Creating a sustainable economy is difficult in a region both exhausted by strife and whose fame is based on ruins. Artisans d’Angkor operates both training facilities and retail outlets for high-end traditional Khmer silk, wood and stone arts and crafts. Training those with special physical needs is part of their mission as well. Touring both the craft shops and the silk farm is instructive and a pleasant break from tracking down the Ta Prohm Strangler.

(top left) palm fruit, (center) boiling palm fruit juice, (bottom left) palm brown and white sugar, (top right) Palm Juice Drink: sweetened palm syrup & water in bamboo cups

Southeast Asians eat all the time – a grilled banana, nibble fresh pineapple, sip some cane juice, a fresh baked fish in salt, a coke, a few dried strawberries. There’s always food, and no one’s fat. Yet KFC’s here and Australian beef burgers but so are frog’s legs and sautéed freshly picked morning glory greens from the river bank.

(Left) grilling fish and poultry on aromatic wood holders within Angkor UNESCO World Heritage Site
Siem Reap River: cafe, hand-made silk fashions and Temples (click to enlarge picture)

There’s a quiet side, the banks of the Siem Reap River. The town’s best restaurant and small hotel, Bopha, is located at 512 Acharsva Street facing the east bank. It’s a haven of calm with rooms and the restaurant surrounding and within several lush tropical garden courtyards.
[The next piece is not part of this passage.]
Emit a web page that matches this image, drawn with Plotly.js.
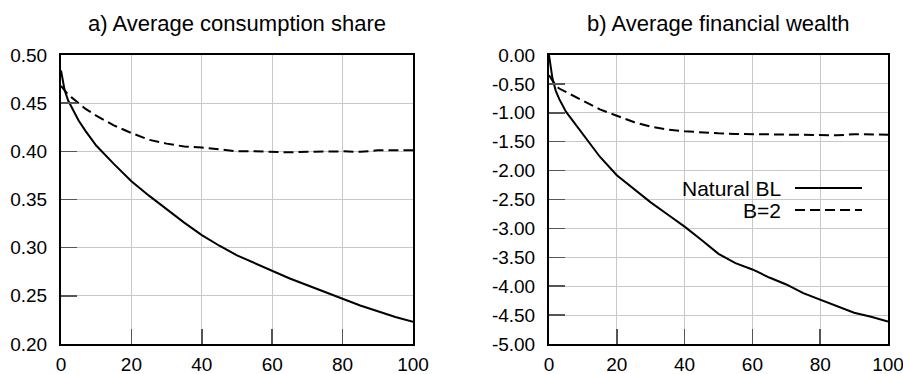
<!DOCTYPE html>
<html>
<head>
<meta charset="utf-8">
<script src="https://cdn.plot.ly/plotly-3.0.1.min.js"></script>
<style>html,body{margin:0;padding:0;background:#fff;}#chart{width:903px;height:374px;}</style>
</head>
<body>
<div id="chart"></div>
<script>
// Period (x) values
var periods = [0, 1, 2, 3, 5, 7, 10, 15, 20, 25, 30, 35, 40, 45, 50, 55, 60, 65, 70, 75, 80, 85, 90, 95, 100];

// a) Average consumption share
var consNatural = [0.484, 0.464, 0.453, 0.446, 0.432, 0.421, 0.406, 0.387, 0.369, 0.354, 0.340, 0.326, 0.313, 0.302, 0.292, 0.284, 0.276, 0.268, 0.261, 0.254, 0.247, 0.240, 0.234, 0.228, 0.223];
var consB2 = [0.468, 0.463, 0.459, 0.456, 0.450, 0.444, 0.437, 0.427, 0.419, 0.412, 0.408, 0.405, 0.404, 0.402, 0.400, 0.400, 0.3995, 0.399, 0.3995, 0.400, 0.400, 0.3995, 0.401, 0.401, 0.401];

// b) Average financial wealth
var wealthNatural = [0.00, -0.40, -0.62, -0.76, -0.98, -1.14, -1.38, -1.76, -2.08, -2.32, -2.55, -2.76, -2.97, -3.20, -3.44, -3.60, -3.71, -3.85, -3.97, -4.12, -4.23, -4.35, -4.46, -4.53, -4.61];
var wealthB2 = [-0.35, -0.45, -0.53, -0.58, -0.64, -0.70, -0.79, -0.94, -1.05, -1.16, -1.24, -1.29, -1.32, -1.34, -1.355, -1.365, -1.37, -1.375, -1.38, -1.38, -1.385, -1.39, -1.37, -1.38, -1.38];

// Tick labels
var xTicks = [0, 20, 40, 60, 80, 100];
var xTickText = ["0", "20", "40", "60", "80", "100"];
var consTicks = [0.20, 0.25, 0.30, 0.35, 0.40, 0.45, 0.50];
var consTickText = ["0.20", "0.25", "0.30", "0.35", "0.40", "0.45", "0.50"];
var wealthTicks = [-5, -4.5, -4, -3.5, -3, -2.5, -2, -1.5, -1, -0.5, 0];
var wealthTickText = ["-5.00", "-4.50", "-4.00", "-3.50", "-3.00", "-2.50", "-2.00", "-1.50", "-1.00", "-0.50", "0.00"];

var seriesNames = ["Natural BL", "B=2"];
var titles = ["a) Average consumption share", "b) Average financial wealth"];

var FONT = "Liberation Sans, Arial, Helvetica, sans-serif";
var solid = {color: "#000", width: 2, dash: "solid"};
var dashed = {color: "#000", width: 2, dash: "10px,5px"};

var traces = [
  {x: periods, y: consNatural, xaxis: "x", yaxis: "y", mode: "lines", line: solid, name: seriesNames[0], showlegend: false},
  {x: periods, y: consB2, xaxis: "x", yaxis: "y", mode: "lines", line: dashed, name: seriesNames[1], showlegend: false},
  {x: periods, y: wealthNatural, xaxis: "x2", yaxis: "y2", mode: "lines", line: solid, name: seriesNames[0], showlegend: false},
  {x: periods, y: wealthB2, xaxis: "x2", yaxis: "y2", mode: "lines", line: dashed, name: seriesNames[1], showlegend: false}
];

function xAxis(domain, anchor) {
  return {
    domain: domain, anchor: anchor, range: [0, 100],
    tickmode: "array", tickvals: xTicks, ticktext: xTickText,
    ticks: "inside", ticklen: 15, tickwidth: 1.5, tickcolor: "#555",
    showline: true, linecolor: "#000", linewidth: 2, mirror: true,
    showgrid: true, gridcolor: "#c8c8c8", gridwidth: 1, zeroline: false,
    ticklabelstandoff: 2, ticklabeloverflow: "allow",
    tickfont: {family: FONT, size: 19, color: "#000"}
  };
}
function yAxis(range, vals, text, anchor) {
  return {
    domain: [1 - 344/374, 1 - 55/374], anchor: anchor, range: range,
    tickmode: "array", tickvals: vals, ticktext: text,
    ticks: "inside", ticklen: 16, tickwidth: 1.5, tickcolor: "#555",
    showline: true, linecolor: "#000", linewidth: 2, mirror: true,
    showgrid: true, gridcolor: "#c8c8c8", gridwidth: 1, zeroline: false,
    ticklabelstandoff: 8, ticklabeloverflow: "allow",
    tickfont: {family: FONT, size: 19, color: "#000"}
  };
}

var legX0 = 795/903, legX1 = 862/903, legTextX = 782/903;
var legY1 = 1 - 188/374, legY2 = 1 - 210/374;

var layout = {
  width: 903, height: 374,
  margin: {l: 0, r: 0, t: 0, b: 0},
  paper_bgcolor: "#fff", plot_bgcolor: "#fff",
  showlegend: false,
  font: {family: FONT, color: "#000"},
  xaxis: xAxis([61/903, 413/903], "y"),
  yaxis: yAxis([0.2, 0.5], consTicks, consTickText, "x"),
  xaxis2: xAxis([549/903, 888/903], "y2"),
  yaxis2: yAxis([-5, 0], wealthTicks, wealthTickText, "x2"),
  annotations: [
    {text: titles[0], xref: "x domain", yref: "paper", x: 0.5, y: 1 - 23/374, xanchor: "center", yanchor: "middle", showarrow: false, font: {family: FONT, size: 22, color: "#000"}},
    {text: titles[1], xref: "x2 domain", yref: "paper", x: 0.5, y: 1 - 23/374, xanchor: "center", yanchor: "middle", showarrow: false, font: {family: FONT, size: 22, color: "#000"}},
    {text: seriesNames[0], xref: "paper", yref: "paper", x: legTextX, y: legY1, xanchor: "right", yanchor: "middle", showarrow: false, borderpad: 0, font: {family: FONT, size: 21, color: "#000"}},
    {text: seriesNames[1], xref: "paper", yref: "paper", x: legTextX, y: legY2, xanchor: "right", yanchor: "middle", showarrow: false, borderpad: 0, font: {family: FONT, size: 21, color: "#000"}}
  ],
  shapes: [
    {type: "line", xref: "paper", yref: "paper", x0: legX0, x1: legX1, y0: legY1, y1: legY1, line: {color: "#000", width: 2}},
    {type: "line", xref: "paper", yref: "paper", x0: legX0, x1: legX1, y0: legY2, y1: legY2, line: {color: "#000", width: 2, dash: "10px,5px"}}
  ]
};

Plotly.newPlot("chart", traces, layout, {displayModeBar: false, staticPlot: true});
</script>
</body>
</html>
A private pool adds to the relaxation of spending less than $US60/double and US$20/couple for haute Khmer cuisine (US$10-20/wine).

Bopha: (top from left) baked fish, green papaya and chicken salad (bottom from left) steamed rice and grilled pork with crispy noodles

The lure is still the past – the Royal City of Angkor Thom, the vast complex of 243 temple cities once populated with over one million people ruling an empire covering much of present day Southeast Asia. Started by Khmer kings and Hindu priests in the 9th century, reaching its zenith in the 13th as the capital of a Buddhist empire, sacked by the Thais in the 15th century, it has been sustained and ultimately saved by monks from the strangulation of neglect, changing politics, wars and the jungle.
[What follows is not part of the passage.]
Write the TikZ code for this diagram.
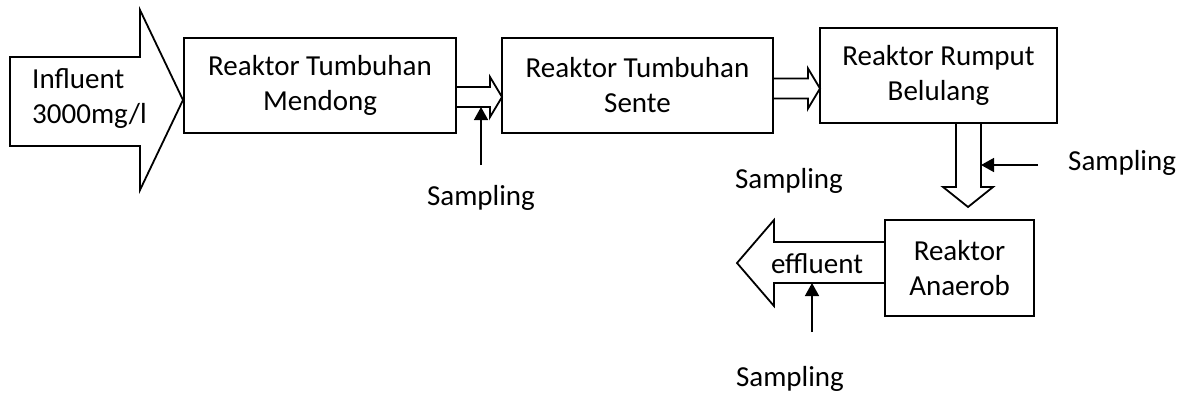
\documentclass[tikz,border=0pt]{standalone}
\usepackage{fontspec}
\setmainfont{Carlito}
\usetikzlibrary{arrows.meta}
\tikzset{
reaktor/.style={draw,line width=1.8pt,align=center,inner sep=0pt},
sampel/.style={line width=1.5pt,-{Triangle[length=13pt,width=14pt]}},
}
% hollow block arrow to the right: shaft start, head base, tip, centre y
\newcommand{\kanan}[4]{
\draw[line width=1.8pt] (#1,#4-10) -- (#2,#4-10) -- (#2,#4-20) -- (#3,#4) -- (#2,#4+20) -- (#2,#4+10) -- (#1,#4+10);}

\begin{document}
\begin{tikzpicture}[x=1pt,y=-1pt,font=\fontsize{29}{35}\selectfont]
\useasboundingbox (0,0) rectangle (1181,394);

% influent
\draw[line width=1.8pt] (10,57)--(140,57)--(140,10)--(183,100)--(140,190)--(140,146)--(10,146)--cycle;
\node[align=left,anchor=west,inner sep=0pt] (influent) at (32,99) {Influent\\3000mg/l};

% reaktor
\node[reaktor,minimum width=272pt,minimum height=95pt] (mendong) at (320,85.5) {Reaktor Tumbuhan\\Mendong};
\node[reaktor,minimum width=271pt,minimum height=95pt] (sente) at (637.5,85.5) {Reaktor Tumbuhan\\Sente};
\node[reaktor,minimum width=237pt,minimum height=95pt] (rumput) at (938.5,75.5) {Reaktor Rumput\\Belulang};
\node[reaktor,minimum width=149pt,minimum height=96pt] (anaerob) at (959.5,268) {Reaktor\\Anaerob};

\kanan{456}{490}{502}{97}
\kanan{773}{808}{820}{88.5}

% ke bawah
\draw[line width=1.8pt] (956,123)--(956,187)--(943,187)--(968,207)--(993,187)--(981,187)--(981,123);

% effluent
\draw[line width=1.8pt] (885,242)--(774,242)--(774,220)--(737,263)--(774,306)--(774,283)--(885,283);
\node[anchor=base,inner sep=0pt] (effluent) at (817,273) {effluent};

% sampling
\coordinate (sa1) at (481,165);
\coordinate (sb1) at (481,107);
\coordinate (sa3) at (1038,165);
\coordinate (sb3) at (981,165);
\coordinate (sa4) at (812,332);
\coordinate (sb4) at (812,283);
\draw[sampel] (sa1)--(sb1);
\draw[sampel] (sa3)--(sb3);
\draw[sampel] (sa4)--(sb4);

\node[anchor=base,inner sep=0pt] (samp1) at (481,205) {Sampling};
\node[anchor=base,inner sep=0pt] (samp2) at (789,188) {Sampling};
\node[anchor=base west,inner sep=0pt] (samp3) at (1068,170) {Sampling};
\node[anchor=base,inner sep=0pt] (samp4) at (790,386) {Sampling};
\end{tikzpicture}
\end{document}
Banteay Srei, 12th century “women’s temple” built several miles from the Royal City of Angkor Thom

The Strangler Fig (strangler vine to the locals) sends dozens of roots deep into the ground around rocks and buildings for hundreds of feet. It encases and crushes whatever it encounters. To kill the vine, all roots must be severed. To restore a temple, the vines must be killed.

A metaphor for the restored Khmer Kingdom of Cambodia? Can all the destructive roots of the past 500 years be severed and the orderly, yet bloody, grandeur of nationhood be reborn? Or will Siem Reap be a new Khmer model: play it day-by-day, see what happens, hope, sweat and keep the Ta Prohm Strangler at bay.
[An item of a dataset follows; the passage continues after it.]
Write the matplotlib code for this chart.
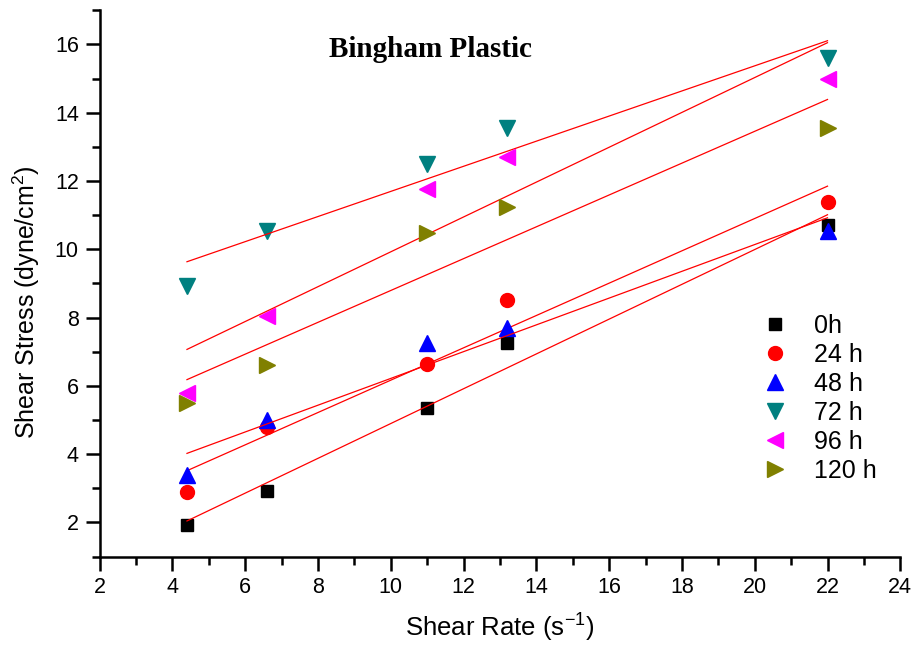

Strangler Fig (Vine) at Wat Ta Prohm

4 thoughts on “The Ta Prohm Strangler”

  1. When you said that Southeast Asians eat all the time, it is true! A friend of mine, who is German, was visiting Indonesia a few years ago and he always got food from everyone, all the time!
    By the way, nice montages!

  2. Great post. Although I haven’t been to Siem Reap and Angkor in about five years, I still think it is one of the greatest countries, areas, monuments and wonder of the world. Love the Phsar Chas shots. I think I spent a whole day in there.